▸ Exercise aim: Give back the full listing verbatim, apart from its images.

--*--

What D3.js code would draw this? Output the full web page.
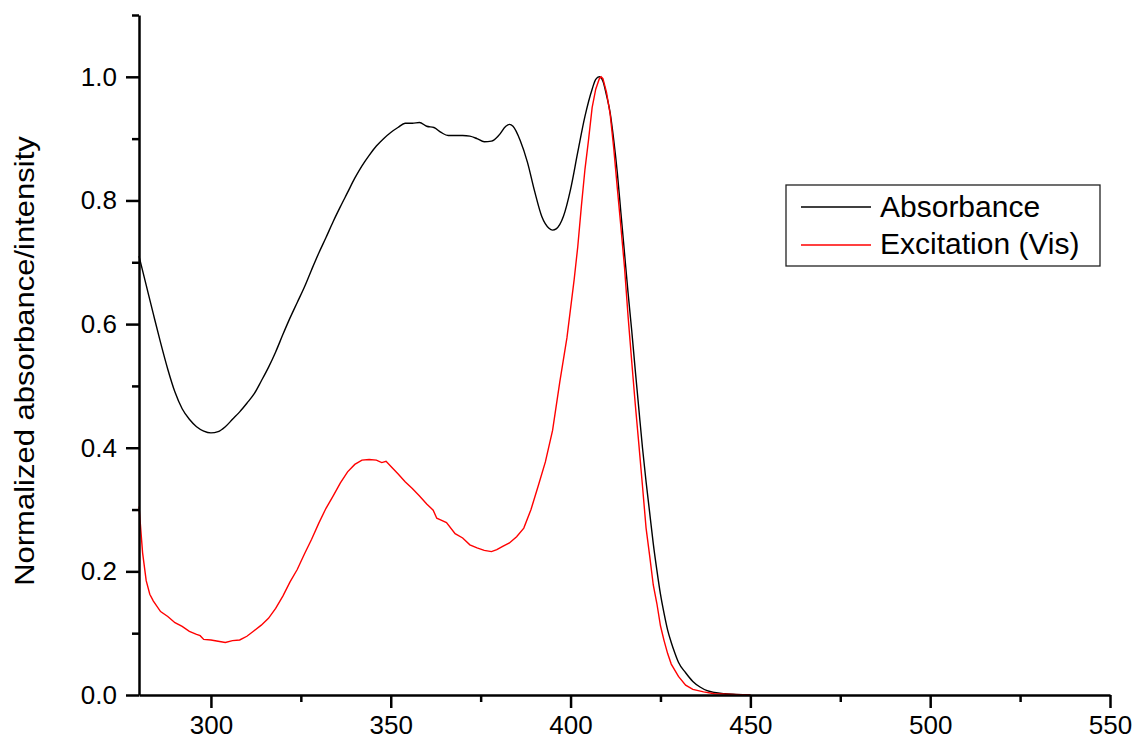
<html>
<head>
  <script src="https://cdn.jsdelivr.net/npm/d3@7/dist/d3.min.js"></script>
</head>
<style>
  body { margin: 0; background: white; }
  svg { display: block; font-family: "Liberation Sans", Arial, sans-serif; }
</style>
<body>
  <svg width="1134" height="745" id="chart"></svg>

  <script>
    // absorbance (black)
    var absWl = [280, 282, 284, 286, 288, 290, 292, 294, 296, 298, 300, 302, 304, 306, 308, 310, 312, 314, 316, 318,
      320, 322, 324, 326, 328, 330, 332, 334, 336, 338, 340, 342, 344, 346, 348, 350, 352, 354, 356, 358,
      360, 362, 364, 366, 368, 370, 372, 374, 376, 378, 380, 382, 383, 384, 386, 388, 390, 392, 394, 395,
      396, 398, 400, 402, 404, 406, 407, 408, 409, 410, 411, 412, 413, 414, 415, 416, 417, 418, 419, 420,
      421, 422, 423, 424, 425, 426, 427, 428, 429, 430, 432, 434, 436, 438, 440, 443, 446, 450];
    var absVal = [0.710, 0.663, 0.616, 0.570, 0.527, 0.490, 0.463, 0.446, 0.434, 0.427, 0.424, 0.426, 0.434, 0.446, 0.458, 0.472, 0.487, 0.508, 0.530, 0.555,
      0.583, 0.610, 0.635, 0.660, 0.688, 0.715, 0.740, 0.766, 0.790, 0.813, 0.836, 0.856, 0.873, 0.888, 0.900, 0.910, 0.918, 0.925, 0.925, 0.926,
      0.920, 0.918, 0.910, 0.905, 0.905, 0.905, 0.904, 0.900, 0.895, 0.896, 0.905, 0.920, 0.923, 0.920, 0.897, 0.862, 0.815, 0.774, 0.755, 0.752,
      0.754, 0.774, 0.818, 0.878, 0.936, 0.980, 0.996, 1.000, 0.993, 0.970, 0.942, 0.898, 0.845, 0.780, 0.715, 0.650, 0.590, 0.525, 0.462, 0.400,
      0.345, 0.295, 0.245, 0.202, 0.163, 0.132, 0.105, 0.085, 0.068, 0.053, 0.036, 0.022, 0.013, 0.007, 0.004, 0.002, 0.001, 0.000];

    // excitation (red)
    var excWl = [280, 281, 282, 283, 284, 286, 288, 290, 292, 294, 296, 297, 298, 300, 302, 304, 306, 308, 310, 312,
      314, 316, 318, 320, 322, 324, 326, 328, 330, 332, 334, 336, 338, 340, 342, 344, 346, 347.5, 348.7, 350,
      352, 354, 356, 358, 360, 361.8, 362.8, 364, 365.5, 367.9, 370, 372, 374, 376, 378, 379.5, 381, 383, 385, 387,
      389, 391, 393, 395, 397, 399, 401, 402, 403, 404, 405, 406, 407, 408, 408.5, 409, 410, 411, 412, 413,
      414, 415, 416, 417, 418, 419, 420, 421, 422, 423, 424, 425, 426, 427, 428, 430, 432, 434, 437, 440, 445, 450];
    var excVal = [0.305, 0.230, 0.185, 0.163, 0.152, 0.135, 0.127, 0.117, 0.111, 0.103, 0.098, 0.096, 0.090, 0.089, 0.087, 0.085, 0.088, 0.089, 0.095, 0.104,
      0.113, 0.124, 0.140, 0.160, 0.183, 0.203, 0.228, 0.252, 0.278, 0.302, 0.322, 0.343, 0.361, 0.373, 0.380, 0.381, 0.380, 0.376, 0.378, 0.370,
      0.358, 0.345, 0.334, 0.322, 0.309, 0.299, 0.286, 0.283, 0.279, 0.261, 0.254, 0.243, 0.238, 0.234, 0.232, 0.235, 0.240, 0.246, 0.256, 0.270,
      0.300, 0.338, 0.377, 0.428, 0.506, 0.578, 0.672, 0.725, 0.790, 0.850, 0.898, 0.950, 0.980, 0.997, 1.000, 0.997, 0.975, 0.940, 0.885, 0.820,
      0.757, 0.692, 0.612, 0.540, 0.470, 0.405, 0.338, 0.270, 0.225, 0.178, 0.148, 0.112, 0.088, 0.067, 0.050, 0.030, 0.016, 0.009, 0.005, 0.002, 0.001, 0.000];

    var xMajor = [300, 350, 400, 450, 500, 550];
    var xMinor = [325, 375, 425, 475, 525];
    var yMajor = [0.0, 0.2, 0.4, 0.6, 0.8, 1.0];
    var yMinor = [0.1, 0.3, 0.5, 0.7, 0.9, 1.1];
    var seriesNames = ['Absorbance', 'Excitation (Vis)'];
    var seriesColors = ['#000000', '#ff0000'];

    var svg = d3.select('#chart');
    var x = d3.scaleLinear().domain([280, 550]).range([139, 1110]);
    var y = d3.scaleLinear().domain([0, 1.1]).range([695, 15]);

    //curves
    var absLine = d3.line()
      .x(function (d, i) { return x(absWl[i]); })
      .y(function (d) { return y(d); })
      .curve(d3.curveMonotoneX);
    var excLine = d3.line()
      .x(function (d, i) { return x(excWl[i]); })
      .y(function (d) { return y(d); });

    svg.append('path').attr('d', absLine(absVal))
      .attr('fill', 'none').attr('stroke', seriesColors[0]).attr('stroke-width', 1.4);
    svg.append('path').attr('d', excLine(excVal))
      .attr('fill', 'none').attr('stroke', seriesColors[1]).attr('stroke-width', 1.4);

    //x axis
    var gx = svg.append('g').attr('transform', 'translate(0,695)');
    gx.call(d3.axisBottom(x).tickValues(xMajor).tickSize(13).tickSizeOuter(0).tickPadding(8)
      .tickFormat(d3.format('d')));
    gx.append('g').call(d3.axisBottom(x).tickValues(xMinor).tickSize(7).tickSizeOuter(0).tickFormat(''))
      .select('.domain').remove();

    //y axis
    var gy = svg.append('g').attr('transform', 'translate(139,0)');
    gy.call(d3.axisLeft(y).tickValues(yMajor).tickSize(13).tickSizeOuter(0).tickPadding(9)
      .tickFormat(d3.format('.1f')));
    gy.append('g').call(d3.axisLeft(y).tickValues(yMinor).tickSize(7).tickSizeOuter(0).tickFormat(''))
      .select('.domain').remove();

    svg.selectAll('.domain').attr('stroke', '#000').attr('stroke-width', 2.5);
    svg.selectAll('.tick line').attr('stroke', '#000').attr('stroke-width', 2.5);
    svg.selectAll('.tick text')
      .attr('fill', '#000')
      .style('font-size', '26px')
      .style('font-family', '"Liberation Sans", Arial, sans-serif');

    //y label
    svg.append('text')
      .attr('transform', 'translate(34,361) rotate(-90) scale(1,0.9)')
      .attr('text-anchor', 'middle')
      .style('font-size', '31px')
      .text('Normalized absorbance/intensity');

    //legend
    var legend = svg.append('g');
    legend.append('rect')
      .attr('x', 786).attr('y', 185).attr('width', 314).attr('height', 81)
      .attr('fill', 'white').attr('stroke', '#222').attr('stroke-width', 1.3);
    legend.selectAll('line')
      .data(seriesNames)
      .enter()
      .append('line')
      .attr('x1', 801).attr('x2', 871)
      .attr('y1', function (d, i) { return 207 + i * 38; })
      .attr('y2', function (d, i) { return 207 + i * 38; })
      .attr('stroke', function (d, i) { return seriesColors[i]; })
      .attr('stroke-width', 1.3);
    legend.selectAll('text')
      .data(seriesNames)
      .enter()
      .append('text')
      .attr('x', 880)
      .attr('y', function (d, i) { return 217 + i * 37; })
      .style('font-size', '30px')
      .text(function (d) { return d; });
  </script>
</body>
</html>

--*--

▸ Full answer:
What D3.js code would draw this? Output the full web page.
<html>
<head>
  <script src="https://cdn.jsdelivr.net/npm/d3@7/dist/d3.min.js"></script>
</head>
<style>
  body { margin: 0; background: white; }
  svg { display: block; font-family: "Liberation Sans", Arial, sans-serif; }
</style>
<body>
  <svg width="1134" height="745" id="chart"></svg>

  <script>
    // absorbance (black)
    var absWl = [280, 282, 284, 286, 288, 290, 292, 294, 296, 298, 300, 302, 304, 306, 308, 310, 312, 314, 316, 318,
      320, 322, 324, 326, 328, 330, 332, 334, 336, 338, 340, 342, 344, 346, 348, 350, 352, 354, 356, 358,
      360, 362, 364, 366, 368, 370, 372, 374, 376, 378, 380, 382, 383, 384, 386, 388, 390, 392, 394, 395,
      396, 398, 400, 402, 404, 406, 407, 408, 409, 410, 411, 412, 413, 414, 415, 416, 417, 418, 419, 420,
      421, 422, 423, 424, 425, 426, 427, 428, 429, 430, 432, 434, 436, 438, 440, 443, 446, 450];
    var absVal = [0.710, 0.663, 0.616, 0.570, 0.527, 0.490, 0.463, 0.446, 0.434, 0.427, 0.424, 0.426, 0.434, 0.446, 0.458, 0.472, 0.487, 0.508, 0.530, 0.555,
      0.583, 0.610, 0.635, 0.660, 0.688, 0.715, 0.740, 0.766, 0.790, 0.813, 0.836, 0.856, 0.873, 0.888, 0.900, 0.910, 0.918, 0.925, 0.925, 0.926,
      0.920, 0.918, 0.910, 0.905, 0.905, 0.905, 0.904, 0.900, 0.895, 0.896, 0.905, 0.920, 0.923, 0.920, 0.897, 0.862, 0.815, 0.774, 0.755, 0.752,
      0.754, 0.774, 0.818, 0.878, 0.936, 0.980, 0.996, 1.000, 0.993, 0.970, 0.942, 0.898, 0.845, 0.780, 0.715, 0.650, 0.590, 0.525, 0.462, 0.400,
      0.345, 0.295, 0.245, 0.202, 0.163, 0.132, 0.105, 0.085, 0.068, 0.053, 0.036, 0.022, 0.013, 0.007, 0.004, 0.002, 0.001, 0.000];

    // excitation (red)
    var excWl = [280, 281, 282, 283, 284, 286, 288, 290, 292, 294, 296, 297, 298, 300, 302, 304, 306, 308, 310, 312,
      314, 316, 318, 320, 322, 324, 326, 328, 330, 332, 334, 336, 338, 340, 342, 344, 346, 347.5, 348.7, 350,
      352, 354, 356, 358, 360, 361.8, 362.8, 364, 365.5, 367.9, 370, 372, 374, 376, 378, 379.5, 381, 383, 385, 387,
      389, 391, 393, 395, 397, 399, 401, 402, 403, 404, 405, 406, 407, 408, 408.5, 409, 410, 411, 412, 413,
      414, 415, 416, 417, 418, 419, 420, 421, 422, 423, 424, 425, 426, 427, 428, 430, 432, 434, 437, 440, 445, 450];
    var excVal = [0.305, 0.230, 0.185, 0.163, 0.152, 0.135, 0.127, 0.117, 0.111, 0.103, 0.098, 0.096, 0.090, 0.089, 0.087, 0.085, 0.088, 0.089, 0.095, 0.104,
      0.113, 0.124, 0.140, 0.160, 0.183, 0.203, 0.228, 0.252, 0.278, 0.302, 0.322, 0.343, 0.361, 0.373, 0.380, 0.381, 0.380, 0.376, 0.378, 0.370,
      0.358, 0.345, 0.334, 0.322, 0.309, 0.299, 0.286, 0.283, 0.279, 0.261, 0.254, 0.243, 0.238, 0.234, 0.232, 0.235, 0.240, 0.246, 0.256, 0.270,
      0.300, 0.338, 0.377, 0.428, 0.506, 0.578, 0.672, 0.725, 0.790, 0.850, 0.898, 0.950, 0.980, 0.997, 1.000, 0.997, 0.975, 0.940, 0.885, 0.820,
      0.757, 0.692, 0.612, 0.540, 0.470, 0.405, 0.338, 0.270, 0.225, 0.178, 0.148, 0.112, 0.088, 0.067, 0.050, 0.030, 0.016, 0.009, 0.005, 0.002, 0.001, 0.000];

    var xMajor = [300, 350, 400, 450, 500, 550];
    var xMinor = [325, 375, 425, 475, 525];
    var yMajor = [0.0, 0.2, 0.4, 0.6, 0.8, 1.0];
    var yMinor = [0.1, 0.3, 0.5, 0.7, 0.9, 1.1];
    var seriesNames = ['Absorbance', 'Excitation (Vis)'];
    var seriesColors = ['#000000', '#ff0000'];

    var svg = d3.select('#chart');
    var x = d3.scaleLinear().domain([280, 550]).range([139, 1110]);
    var y = d3.scaleLinear().domain([0, 1.1]).range([695, 15]);

    //curves
    var absLine = d3.line()
      .x(function (d, i) { return x(absWl[i]); })
      .y(function (d) { return y(d); })
      .curve(d3.curveMonotoneX);
    var excLine = d3.line()
      .x(function (d, i) { return x(excWl[i]); })
      .y(function (d) { return y(d); });

    svg.append('path').attr('d', absLine(absVal))
      .attr('fill', 'none').attr('stroke', seriesColors[0]).attr('stroke-width', 1.4);
    svg.append('path').attr('d', excLine(excVal))
      .attr('fill', 'none').attr('stroke', seriesColors[1]).attr('stroke-width', 1.4);

    //x axis
    var gx = svg.append('g').attr('transform', 'translate(0,695)');
    gx.call(d3.axisBottom(x).tickValues(xMajor).tickSize(13).tickSizeOuter(0).tickPadding(8)
      .tickFormat(d3.format('d')));
    gx.append('g').call(d3.axisBottom(x).tickValues(xMinor).tickSize(7).tickSizeOuter(0).tickFormat(''))
      .select('.domain').remove();

    //y axis
    var gy = svg.append('g').attr('transform', 'translate(139,0)');
    gy.call(d3.axisLeft(y).tickValues(yMajor).tickSize(13).tickSizeOuter(0).tickPadding(9)
      .tickFormat(d3.format('.1f')));
    gy.append('g').call(d3.axisLeft(y).tickValues(yMinor).tickSize(7).tickSizeOuter(0).tickFormat(''))
      .select('.domain').remove();

    svg.selectAll('.domain').attr('stroke', '#000').attr('stroke-width', 2.5);
    svg.selectAll('.tick line').attr('stroke', '#000').attr('stroke-width', 2.5);
    svg.selectAll('.tick text')
      .attr('fill', '#000')
      .style('font-size', '26px')
      .style('font-family', '"Liberation Sans", Arial, sans-serif');

    //y label
    svg.append('text')
      .attr('transform', 'translate(34,361) rotate(-90) scale(1,0.9)')
      .attr('text-anchor', 'middle')
      .style('font-size', '31px')
      .text('Normalized absorbance/intensity');

    //legend
    var legend = svg.append('g');
    legend.append('rect')
      .attr('x', 786).attr('y', 185).attr('width', 314).attr('height', 81)
      .attr('fill', 'white').attr('stroke', '#222').attr('stroke-width', 1.3);
    legend.selectAll('line')
      .data(seriesNames)
      .enter()
      .append('line')
      .attr('x1', 801).attr('x2', 871)
      .attr('y1', function (d, i) { return 207 + i * 38; })
      .attr('y2', function (d, i) { return 207 + i * 38; })
      .attr('stroke', function (d, i) { return seriesColors[i]; })
      .attr('stroke-width', 1.3);
    legend.selectAll('text')
      .data(seriesNames)
      .enter()
      .append('text')
      .attr('x', 880)
      .attr('y', function (d, i) { return 217 + i * 37; })
      .style('font-size', '30px')
      .text(function (d) { return d; });
  </script>
</body>
</html>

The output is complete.